#### [INSTRUCTIONS FOR THE TASK]
Locate the string "that" throughout the material and copy every line in which it occurs.

#### [INFORMATION SUPPLIED]
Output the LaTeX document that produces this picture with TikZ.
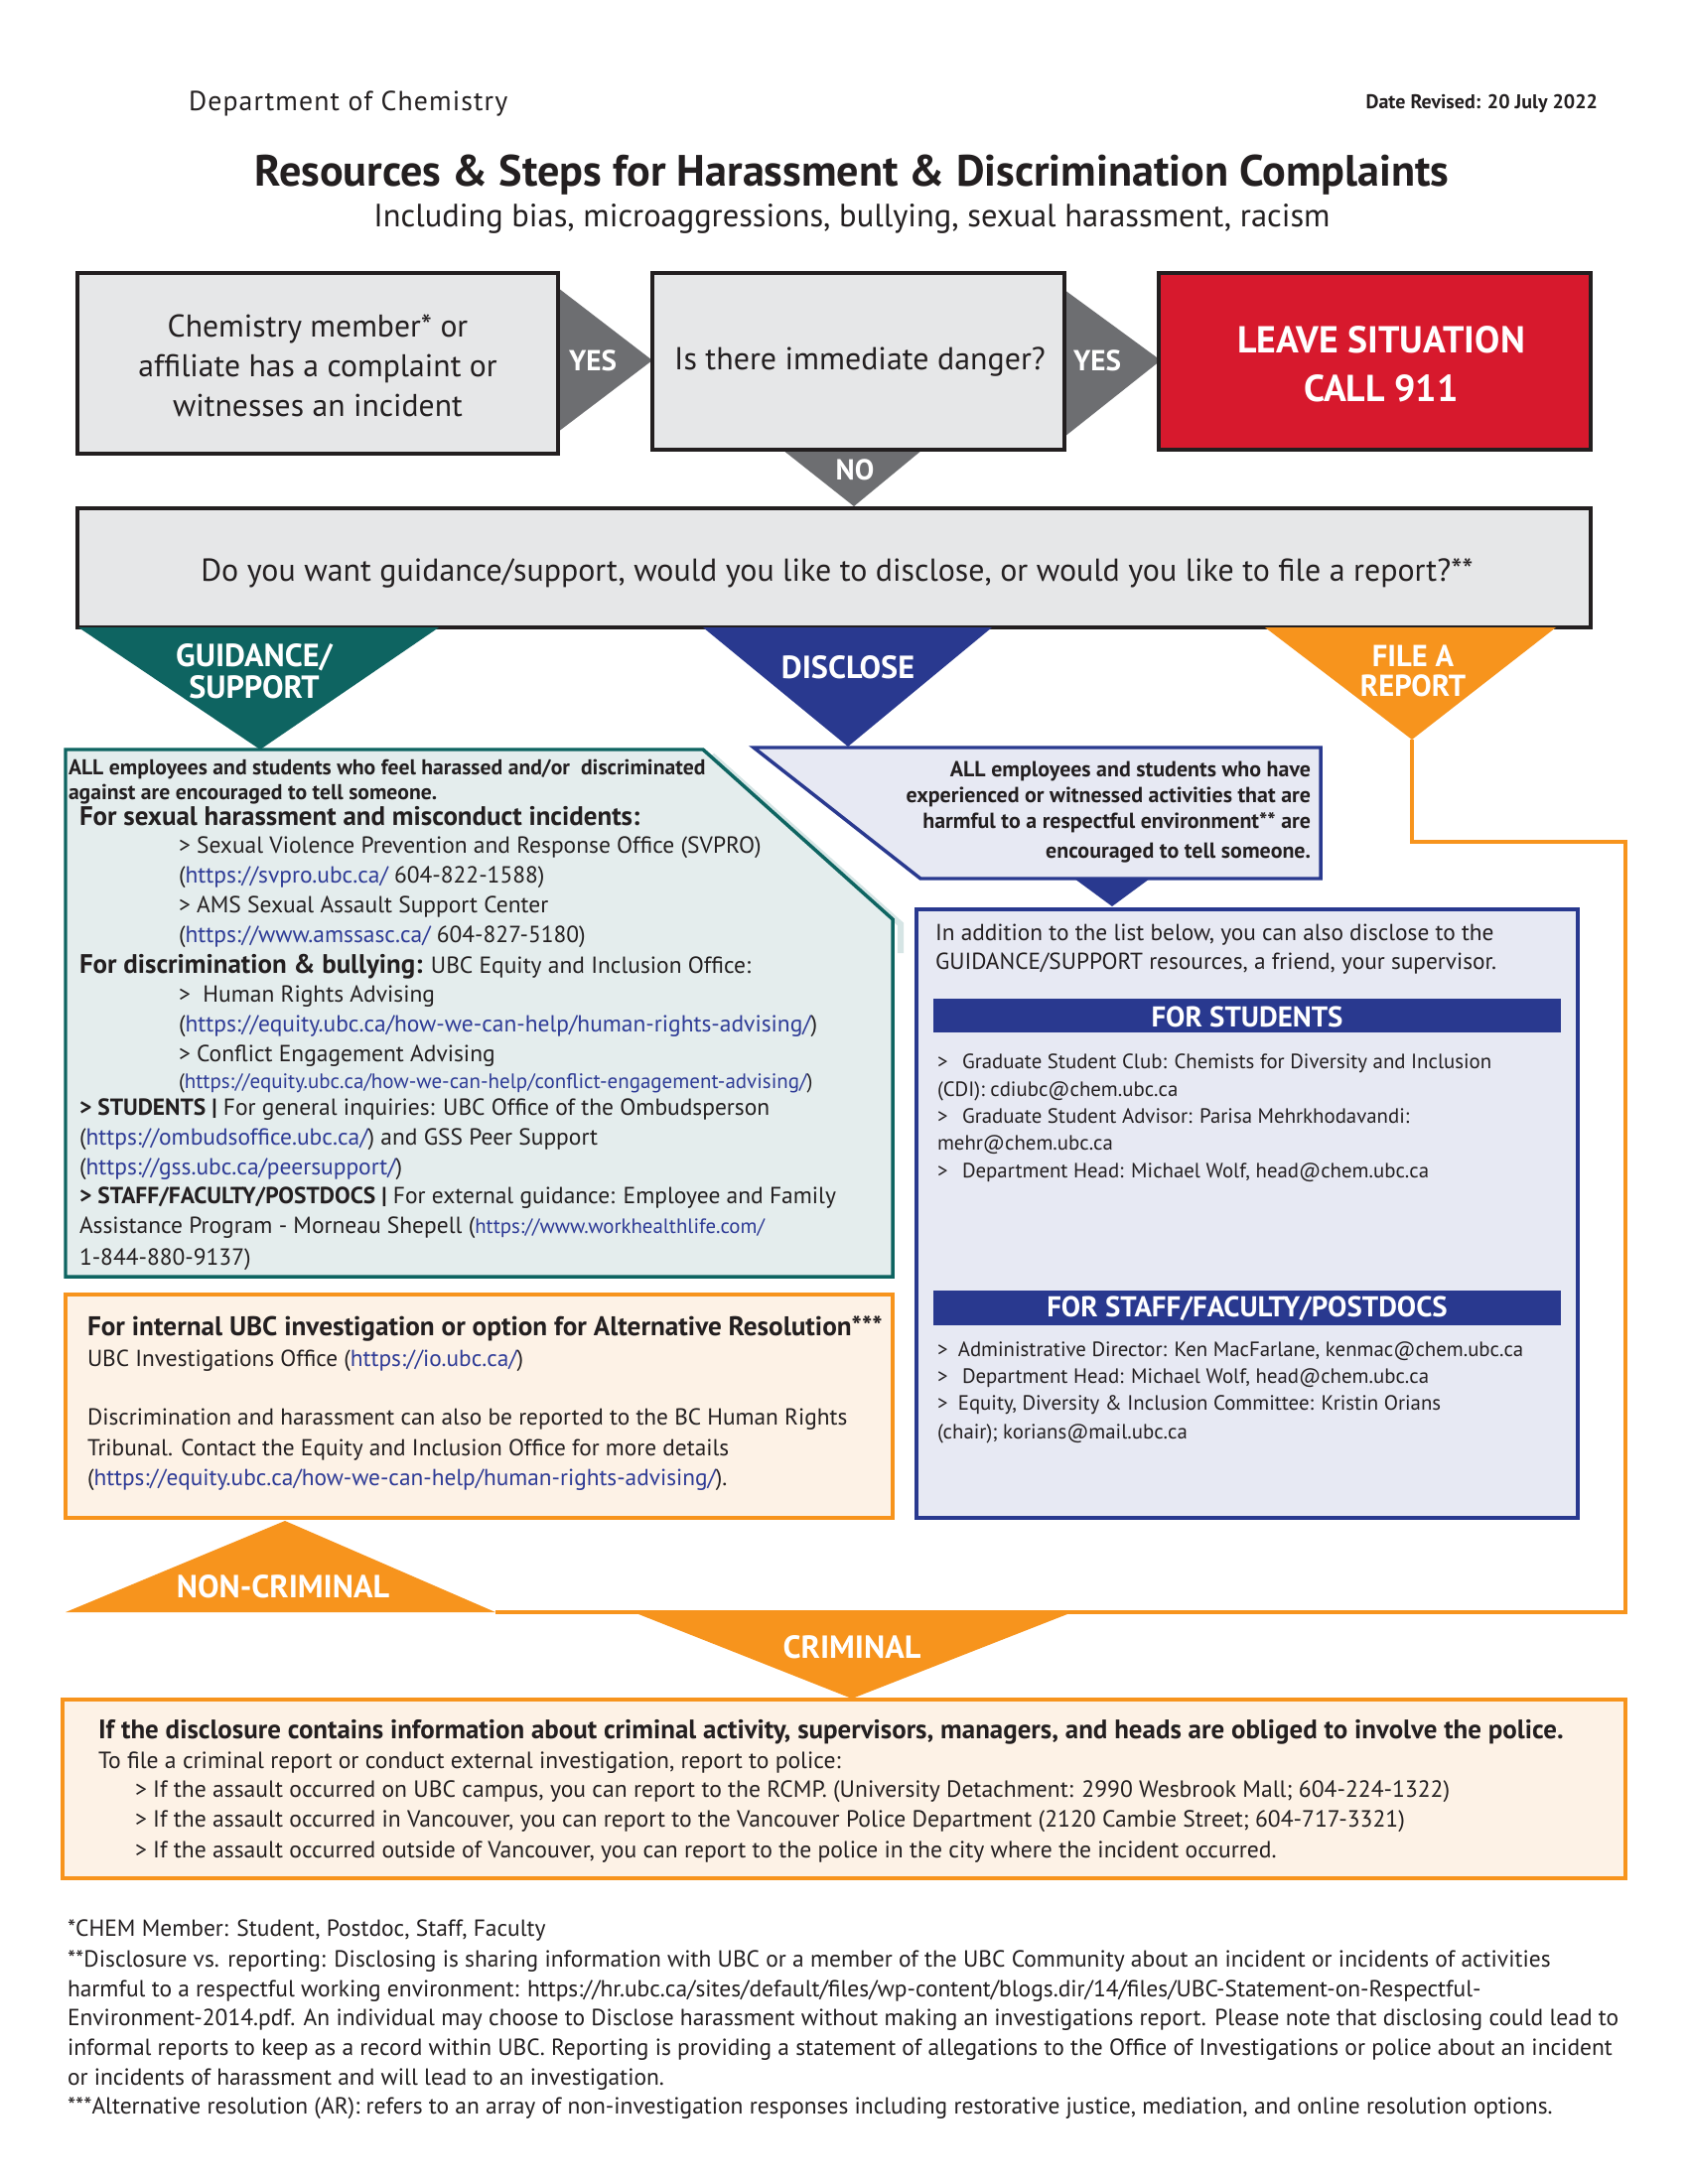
\documentclass[tikz,border=0pt]{standalone}
\usepackage{fontspec}
\setmainfont{PT Sans}
\usetikzlibrary{fit}
\definecolor{ink}{HTML}{231F20}
\definecolor{boxgray}{HTML}{E6E7E8}
\definecolor{arrgray}{HTML}{6D6E71}
\definecolor{ubcred}{HTML}{D7192D}
\definecolor{tealc}{HTML}{0E6461}
\definecolor{tealfill}{HTML}{E4EDED}
\definecolor{tealband}{HTML}{D6E5E5}
\definecolor{navy}{HTML}{29398F}
\definecolor{navyfill}{HTML}{E7E9F3}
\definecolor{orng}{HTML}{F7941D}
\definecolor{cream}{HTML}{FDF2E6}
\definecolor{linkc}{HTML}{2E3B96}
\newcommand\lk[1]{\textcolor{linkc}{#1}}
\newcommand\fz[1]{\fontsize{#1}{#1}\selectfont}
\newcommand\TL[5]{\node[anchor=base west,text=ink,font=#4] (#1) at (#2,#3) {#5};}
\newcommand\TR[5]{\node[anchor=base east,text=ink,font=#4] (#1) at (#2,#3) {#5};}
\newcommand\TC[5]{\node[anchor=base,text=ink,font=#4] (#1) at (#2,#3) {#5};}
\begin{document}
\begin{tikzpicture}[x=0.36pt,y=-0.36pt]
\tikzset{every node/.style={inner sep=0pt,outer sep=0pt},
  graybox/.style={draw=ink,fill=boxgray,line width=1.5pt,inner sep=0pt},
  redbox/.style={draw=ink,fill=ubcred,line width=1.5pt,inner sep=0pt},
  navybox/.style={draw=navy,fill=navyfill,line width=1.25pt,inner sep=0pt},
  orbox/.style={draw=orng,fill=cream,line width=1.25pt,inner sep=0pt},
  bar/.style={fill=navy,inner sep=0pt},
  lab/.style={text=white,font=\bfseries\fz{11.6},align=center},
  barlab/.style={text=white,font=\bfseries\fz{10.4}},
  conn/.style={draw=orng,line width=1.3pt}}
\fill[white] (0,0) rectangle (1700,2200);
\useasboundingbox (0,0) rectangle (1700,2200);

% header
\node[anchor=base west,text=ink,font=\fz{10}\addfontfeature{LetterSpace=4}] (dept) at (190,112) {Department of Chemistry};
\TR{date}{1609}{110}{\bfseries\fz{7.2}}{Date Revised: 20 July 2022}
\TC{title}{858}{188}{\bfseries\fz{15.9}}{Resources \& Steps for Harassment \& Discrimination Complaints}
\TC{sub}{858}{229}{\fz{11.7}}{Including bias, microaggressions, bullying, sexual harassment, racism}

% top row arrows
\coordinate (t1a) at (562,290); \coordinate (t1b) at (562,435); \coordinate (t1c) at (657,363);
\coordinate (t2a) at (1072,292); \coordinate (t2b) at (1072,440); \coordinate (t2c) at (1169,363);
\coordinate (t3a) at (788,453); \coordinate (t3b) at (929,453); \coordinate (t3c) at (860,510);
\fill[arrgray] (t1a) -- (t1b) -- (t1c) -- cycle;
\fill[arrgray] (t2a) -- (t2b) -- (t2c) -- cycle;
\fill[arrgray] (t3a) -- (t3b) -- (t3c) -- cycle;
\node[graybox,fit={(78,275)(562,457)}] (b1) {};
\node[graybox,fit={(657,275)(1072,453)}] (b2) {};
\node[redbox,fit={(1167,275)(1602,453)}] (b3) {};
\node[text=ink,font=\fontsize{11.4}{14.4}\selectfont,align=center] (b1t) at (320,368) {Chemistry member* or\\affiliate has a complaint or\\witnesses an incident};
\TC{b2t}{866}{372}{\fz{11.5}}{Is there immediate danger?}
\node[text=white,font=\bfseries\fontsize{13.6}{17.6}\selectfont,align=center] (b3t) at (1391,367) {LEAVE SITUATION\\CALL 911};
\node[text=white,font=\bfseries\fz{10.5}] (yes1) at (597,363) {YES};
\node[text=white,font=\bfseries\fz{10.5}] (yes2) at (1105,363) {YES};
\node[text=white,font=\bfseries\fz{10.5}] (no) at (861,473) {NO};

% question box
\node[graybox,fit={(78,512)(1602,632)}] (q) {};
\TC{qt}{843}{585}{\fz{11.5}}{Do you want guidance/support, would you like to disclose, or would you like to file a report?**}

% teal box
\draw[tealband,line width=2.2pt] (717,761) -- (907,931) -- (907,960);
\draw[tealc,fill=tealfill,line width=1.25pt] (66,755) -- (708,755) -- (899,926) -- (899,1286) -- (66,1286) -- cycle;
% disclose box
\draw[navy,fill=navyfill,line width=1.25pt] (759,753) -- (1330,753) -- (1330,885) -- (927,885) -- cycle;
% navy box
\node[navybox,fit={(923,916)(1589,1529)}] (nb) {};
% orange box
\node[orbox,fit={(66,1304)(899,1529)}] (ob) {};
% criminal box
\node[orbox,fit={(63,1712)(1637,1892)}] (cb) {};

% triangles under question box
\coordinate (gA) at (79,632); \coordinate (gB) at (442,632); \coordinate (gT) at (262,755);
\coordinate (dA) at (708,632); \coordinate (dB) at (999,632); \coordinate (dT) at (854,752);
\coordinate (fA) at (1274,632); \coordinate (fB) at (1567,632); \coordinate (fT) at (1422,745);
\fill[tealc] (gA) -- (gB) -- (gT) -- cycle;
\fill[navy] (dA) -- (dB) -- (dT) -- cycle;
\fill[orng] (fA) -- (fB) -- (fT) -- cycle;
\node[lab] (gl) at (256,676) {GUIDANCE/\\SUPPORT};
\node[lab] (dl) at (854,672) {DISCLOSE};
\node[lab,font=\bfseries\fz{11}] (fl) at (1423,676) {FILE A\\REPORT};
\coordinate (sA) at (1082,885); \coordinate (sB) at (1158,885); \coordinate (sT) at (1120,913);
\fill[navy] (sA) -- (sB) -- (sT) -- cycle;

% non-criminal / criminal
\coordinate (ncL) at (66,1624); \coordinate (ncR) at (499,1624); \coordinate (ncT) at (287,1532);
\coordinate (crL) at (638,1624); \coordinate (crR) at (1080,1624); \coordinate (crT) at (858,1711);
\coordinate (rc) at (1637,848);
\draw[conn] (fT) |- (rc) |- (ncR);
\fill[orng] (ncL) -- (ncR) -- (ncT) -- cycle;
\fill[orng] (crL) -- (crR) -- (crT) -- cycle;
\node[lab] (ncl) at (285,1598) {NON-CRIMINAL};
\node[lab] (crl) at (858,1659) {CRIMINAL};

% teal box text
\TL{g1}{69}{780}{\bfseries\fz{7.8}}{ALL employees and students who feel harassed and/or\ \ discriminated}
\TL{g2}{69}{805}{\bfseries\fz{7.8}}{against are encouraged to tell someone.}
\TL{g3}{80}{831}{\bfseries\fz{9.7}}{For sexual harassment and misconduct incidents:}
\TL{g4}{180}{859}{\fz{8.45}}{> Sexual Violence Prevention and Response Office (SVPRO)}
\TL{g5}{180}{889}{\fz{8.45}}{(\lk{https://svpro.ubc.ca/} 604-822-1588)}
\TL{g6}{180}{919}{\fz{8.45}}{> AMS Sexual Assault Support Center}
\TL{g7}{180}{949}{\fz{8.45}}{(\lk{https://www.amssasc.ca/} 604-827-5180)}
\TL{g8}{80}{980}{\fz{8.45}}{{\bfseries\fz{9.7}For discrimination \& bullying:} UBC Equity and Inclusion Office:}
\TL{g9}{180}{1009}{\fz{8.45}}{>\ \ Human Rights Advising}
\TL{g10}{180}{1039}{\fz{8.45}}{(\lk{https://equity.ubc.ca/how-we-can-help/human-rights-advising/})}
\TL{g11}{180}{1069}{\fz{8.45}}{> Conflict Engagement Advising}
\TL{g12}{180}{1096}{\fz{7.55}}{(\lk{https://equity.ubc.ca/how-we-can-help/conflict-engagement-advising/})}
\TL{g13}{80}{1123}{\fz{8.45}}{{\bfseries > STUDENTS |} For general inquiries: UBC Office of the Ombudsperson}
\TL{g14}{80}{1153}{\fz{8.45}}{(\lk{https://ombudsoffice.ubc.ca/}) and GSS Peer Support}
\TL{g15}{80}{1183}{\fz{8.45}}{(\lk{https://gss.ubc.ca/peersupport/})}
\TL{g16}{80}{1212}{\fz{8.45}}{{\bfseries > STAFF/FACULTY/POSTDOCS |} For external guidance: Employee and Family}
\TL{g17}{80}{1242}{\fz{8.45}}{Assistance Program - Morneau Shepell (\lk{\fz{7.5}https://www.workhealthlife.com/}}
\TL{g18}{80}{1274}{\fz{8.45}}{1-844-880-9137)}

% disclose text
\TR{d1}{1320}{782}{\bfseries\fz{7.9}}{ALL employees and students who have}
\TR{d2}{1320}{808}{\bfseries\fz{7.9}}{experienced or witnessed activities that are}
\TR{d3}{1320}{834}{\bfseries\fz{7.9}}{harmful to a respectful environment** are}
\TR{d4}{1320}{864}{\bfseries\fz{7.9}}{encouraged to tell someone.}

% navy box text
\TL{n1}{942}{947}{\fz{8.4}}{In addition to the list below, you can also disclose to the}
\TL{n2}{942}{976}{\fz{8.4}}{GUIDANCE/SUPPORT resources, a friend, your supervisor.}
\node[bar,fit={(940,1006)(1572,1040)}] (barS) {};
\node[barlab] (barSt) at (1256,1024) {FOR STUDENTS};
\TL{n3}{944}{1076}{\fz{7.5}}{\makebox[9pt][l]{>}Graduate Student Club: Chemists for Diversity and Inclusion}
\TL{n4}{944}{1104}{\fz{7.5}}{(CDI): cdiubc@chem.ubc.ca}
\TL{n5}{944}{1131}{\fz{7.5}}{\makebox[9pt][l]{>}Graduate Student Advisor: Parisa Mehrkhodavandi:}
\TL{n6}{944}{1158}{\fz{7.5}}{mehr@chem.ubc.ca}
\TL{n7}{944}{1186}{\fz{7.5}}{\makebox[9pt][l]{>}Department Head: Michael Wolf, head@chem.ubc.ca}
\node[bar,fit={(940,1300)(1572,1335)}] (barF) {};
\node[barlab] (barFt) at (1256,1318) {FOR STAFF/FACULTY/POSTDOCS};
\TL{n8}{944}{1366}{\fz{7.5}}{\makebox[7.5pt][l]{>}Administrative Director: Ken MacFarlane, kenmac@chem.ubc.ca}
\TL{n9}{944}{1393}{\fz{7.5}}{\makebox[9pt][l]{>}Department Head: Michael Wolf, head@chem.ubc.ca}
\TL{n10}{944}{1420}{\fz{7.5}}{\makebox[7.5pt][l]{>}Equity, Diversity \& Inclusion Committee: Kristin Orians}
\TL{n11}{944}{1449}{\fz{7.5}}{(chair); korians@mail.ubc.ca}

% orange box text
\TL{o1}{88}{1345}{\bfseries\fz{9.8}}{For internal UBC investigation or option for Alternative Resolution***}
\TL{o2}{88}{1376}{\fz{8.4}}{UBC Investigations Office (\lk{https://io.ubc.ca/})}
\TL{o3}{88}{1435}{\fz{8.4}}{Discrimination and harassment can also be reported to the BC Human Rights}
\TL{o4}{88}{1466}{\fz{8.4}}{Tribunal. Contact the Equity and Inclusion Office for more details}
\TL{o5}{88}{1496}{\fz{8.4}}{(\lk{https://equity.ubc.ca/how-we-can-help/human-rights-advising/}).}

% criminal box text
\TL{c1}{99}{1751}{\bfseries\fz{9.7}}{If the disclosure contains information about criminal activity, supervisors, managers, and heads are obliged to involve the police.}
\TL{c2}{99}{1781}{\fz{8.5}}{To file a criminal report or conduct external investigation, report to police:}
\TL{c3}{136}{1810}{\fz{8.5}}{> If the assault occurred on UBC campus, you can report to the RCMP. (University Detachment: 2990 Wesbrook Mall; 604-224-1322)}
\TL{c4}{136}{1840}{\fz{8.5}}{> If the assault occurred in Vancouver, you can report to the Vancouver Police Department (2120 Cambie Street; 604-717-3321)}
\TL{c5}{136}{1871}{\fz{8.5}}{> If the assault occurred outside of Vancouver, you can report to the police in the city where the incident occurred.}

% footnotes
\TL{f1}{68}{1950}{\fz{8.45}}{*CHEM Member: Student, Postdoc, Staff, Faculty}
\TL{f2}{68}{1981}{\fz{8.45}}{**Disclosure vs. reporting: Disclosing is sharing information with UBC or a member of the UBC Community about an incident or incidents of activities}
\TL{f3}{68}{2011}{\fz{8.45}}{harmful to a respectful working environment: https://hr.ubc.ca/sites/default/files/wp-content/blogs.dir/14/files/UBC-Statement-on-Respectful-}
\TL{f4}{68}{2040}{\fz{8.45}}{Environment-2014.pdf. An individual may choose to Disclose harassment without making an investigations report. Please note that disclosing could lead to}
\TL{f5}{68}{2070}{\fz{8.45}}{informal reports to keep as a record within UBC. Reporting is providing a statement of allegations to the Office of Investigations or police about an incident}
\TL{f6}{68}{2100}{\fz{8.45}}{or incidents of harassment and will lead to an investigation.}
\TL{f7}{68}{2129}{\fz{8.45}}{***Alternative resolution (AR): refers to an array of non-investigation responses including restorative justice, mediation, and online resolution options.}
\end{tikzpicture}
\end{document}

#### [OUTPUT BELOW]
Output the LaTeX document that produces this picture with TikZ.
\TR{d2}{1320}{808}{\bfseries\fz{7.9}}{experienced or witnessed activities that are}
\TL{f4}{68}{2040}{\fz{8.45}}{Environment-2014.pdf. An individual may choose to Disclose harassment without making an investigations report. Please note that disclosing could lead to}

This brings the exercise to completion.